Still car-crazy after all these years

Vette Shop Display

Vette Shop Display 1967

The Vette Shop display at the 1967 Autorama

The Vette shop exhibited two injected, big-block drag racing Corvettes at the 1967 Detroit Autorama. Just the thing to get Corvette fans to stop and stare.
Vette Shop display 1967 Autorama
n=”alignnone” The Vette shop display at the 1967 Autorama featured two wicked looking injected Corvettes. Tom Bonner photo (Instamatic 126)

The Vette Shop had a huge display at the 1967 Detroit Autorama. They probably didn’t anticipate that forty-odd years later there would be something called the Internet and that someone like me would be showing photos of that display.

These two Vettes caught my attention, in part because both appear to have injected big-block power plants.

The dark Corvette in the foreground is interesting. It is a Stringray model, and it is possible it is the more desirable 1963 split-window fastback, because I can’t see much through the rear window.

The factory retractable headlights seem to be glassed over, but oddly, there appear to be headlamps located behind the custom grille. My only question is why? with the injectors and lettering, this Vette is obviously a full-tilt race car. So why the lights? My only guess is they might help the driver navigate in the pit area at night, but that is stretching things. Most drag cars dispense with headlights and seem to do just fine.
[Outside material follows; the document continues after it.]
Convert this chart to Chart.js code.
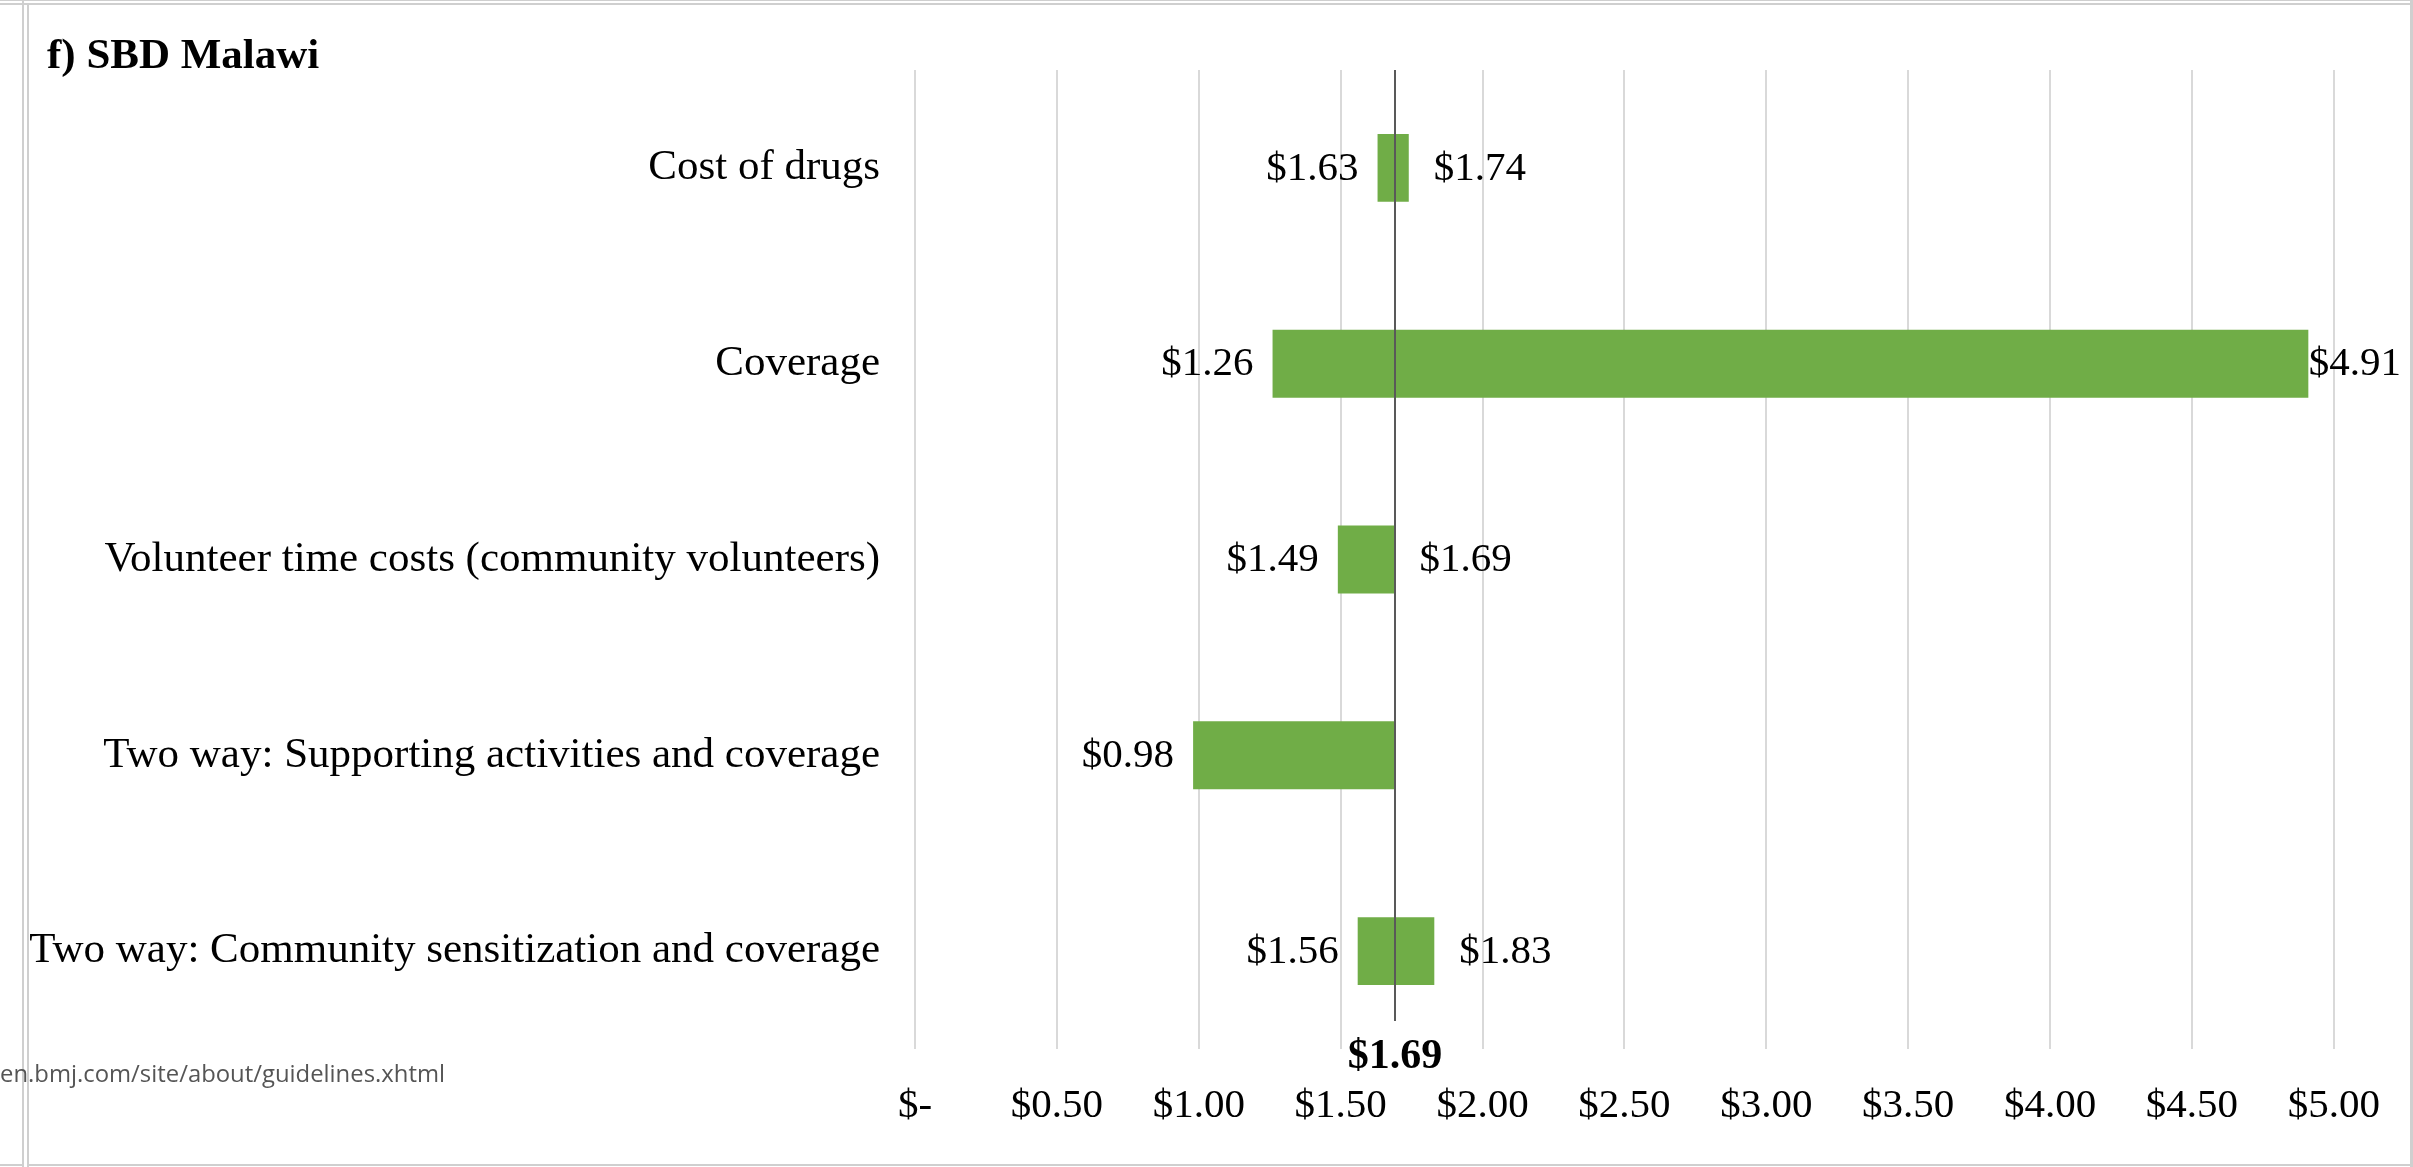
<!DOCTYPE html>
<html><head><meta charset="utf-8">
<script src="https://cdn.jsdelivr.net/npm/chart.js@4.4.1/dist/chart.umd.min.js"></script>
<style>html,body{margin:0;padding:0;background:#fff;overflow:hidden}#wrap{position:absolute;left:0;top:0;width:2413px;height:1167px}</style>
</head><body><div id="wrap"><canvas id="c" width="2413" height="1167"></canvas></div>
<script>
const chartTitle = 'f) SBD Malawi';
const categories = ['Cost of drugs', 'Coverage', 'Volunteer time costs (community volunteers)', 'Two way: Supporting activities and coverage', 'Two way: Community sensitization and coverage'];
const lowValues = [1.63, 1.26, 1.49, 0.98, 1.56];
const highValues = [1.74, 4.91, 1.69, 1.69, 1.83];
const showHighLabel = [true, true, true, false, true];
const baseValue = 1.69;
const xTickValues = [0, 0.5, 1, 1.5, 2, 2.5, 3, 3.5, 4, 4.5, 5];
const watermarkText = 'en.bmj.com/site/about/guidelines.xhtml';

const SERIF = '"Liberation Serif", "Times New Roman", serif';
function fmt(v) { return v === 0 ? '$-' : '$' + v.toFixed(2); }

const decor = {
  id: 'decor',
  beforeDraw(chart) {
    const ctx = chart.ctx;
    ctx.save();
    ctx.fillStyle = '#fff';
    ctx.fillRect(0, 0, chart.width, chart.height);
    ctx.fillStyle = '#cfcfcf';
    ctx.fillRect(0, 0, chart.width, 1);
    ctx.fillRect(0, 3, chart.width, 2);
    ctx.fillRect(22, 0, 2, chart.height);
    ctx.fillRect(27, 3, 2, chart.height - 3);
    ctx.fillRect(chart.width - 3, 0, 3, chart.height);
    ctx.fillRect(0, chart.height - 3, 24, 2);
    ctx.fillRect(27, chart.height - 3, chart.width - 27, 2);
    // title
    ctx.fillStyle = '#000';
    ctx.font = 'bold 43px ' + SERIF;
    ctx.textAlign = 'left';
    ctx.textBaseline = 'alphabetic';
    ctx.fillText(chartTitle, 47, 68);
    // watermark
    ctx.font = '24px "Open Sans", sans-serif';
    const w = ctx.measureText(watermarkText).width;
    ctx.fillStyle = '#555';
    ctx.translate(0, 1082);
    ctx.scale(445 / w, 1);
    ctx.fillText(watermarkText, 0, 0);
    ctx.restore();
  },
  afterDatasetsDraw(chart) {
    const ctx = chart.ctx;
    const xs = chart.scales.x, ys = chart.scales.y;
    const area = chart.chartArea;
    ctx.save();
    // base line
    const bx = Math.round(xs.getPixelForValue(baseValue));
    ctx.strokeStyle = '#595959';
    ctx.lineWidth = 2;
    ctx.beginPath();
    ctx.moveTo(bx, area.top);
    ctx.lineTo(bx, area.bottom - 28);
    ctx.stroke();
    // value labels
    ctx.font = '41px ' + SERIF;
    ctx.fillStyle = '#000';
    ctx.textBaseline = 'middle';
    categories.forEach((c, i) => {
      const y = ys.getPixelForValue(i) + 1;
      const lx = xs.getPixelForValue(lowValues[i]);
      ctx.textAlign = 'right';
      ctx.fillText(fmt(lowValues[i]), lx - 19, y);
      if (showHighLabel[i]) {
        const hx = xs.getPixelForValue(highValues[i]);
        const t = fmt(highValues[i]);
        const tw = ctx.measureText(t).width;
        let x = hx + 25;
        if (x + tw > chart.width - 12) x = chart.width - 12 - tw;
        ctx.textAlign = 'left';
        ctx.fillText(t, x, y);
      }
    });
    // base value label
    ctx.font = 'bold 42px ' + SERIF;
    ctx.textAlign = 'center';
    ctx.textBaseline = 'alphabetic';
    ctx.fillText(fmt(baseValue), bx, 1068);
    ctx.restore();
  }
};

new Chart(document.getElementById('c'), {
  type: 'bar',
  data: {
    labels: categories,
    datasets: [{
      data: lowValues.map((l, i) => [l, highValues[i]]),
      backgroundColor: '#70AD47',
      borderWidth: 0,
      barPercentage: 0.347,
      categoryPercentage: 1
    }]
  },
  options: {
    indexAxis: 'y',
    responsive: false,
    animation: false,
    devicePixelRatio: 1,
    layout: { padding: { top: 70, right: 77, bottom: 0, left: 0 } },
    plugins: { legend: { display: false }, tooltip: { enabled: false }, title: { display: false } },
    scales: {
      x: {
        type: 'linear', min: 0, max: 5, position: 'bottom',
        afterBuildTicks: s => { s.ticks = xTickValues.map(v => ({ value: v })); },
        afterFit: s => { s.height = 118; },
        ticks: { callback: v => fmt(v), font: { family: SERIF, size: 41 }, color: '#000', padding: 33, maxRotation: 0, autoSkip: false },
        grid: { color: '#d9d9d9', lineWidth: 2, drawTicks: false },
        border: { display: false }
      },
      y: {
        type: 'category',
        afterFit: s => { s.width = 915; },
        ticks: { font: { family: SERIF, size: 43 }, color: '#000', padding: 35, autoSkip: false },
        grid: { display: false, drawTicks: false },
        border: { display: false }
      }
    }
  },
  plugins: [decor]
});
</script>
</body></html>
I also wonder about those shafts on the ground next to the car. Are they some sort of performance axle shaft? Or are they simply part of a display that has not been set up as yet?

The white Corvette in the background is a wild-looking piece. I think it is a roadster fitted with the factory hard-top; it is definitely not a fastback.

Those tall injector stacks that protrude nearly as high as the roof are a tip-off that this is a big block Corvette, injector setups for the small block typically have shorter, smaller diameter tubes arranged in a less geometrical pattern.

I wonder what class the white Vette ran in. It isn’t an early funny car, but I don’t remember seeing any Corvette gassers. Probably ran in one of the altered classes.

Note the banner in the background claims the Vette shop has repaired almost 10,000 Corvettes. The first Corvettes appeared in 1953, and didn’t have much market share until 1957 or so. Since there wouldn’t be sufficient Corvettes on the road to support a dedicated shop until the late 1950s, that is an incredible number in 1967.

Assuming the Vette Shop opened in 1957, (In actuality it probably didn’t open until the early ’60s.) that would mean the place would had to have averaged over a thousand Corvettes repairs a year to make that 10,000 claim in January of 1967. That is a lot of fiberglass cars for a single shop in Detroit to have fixed!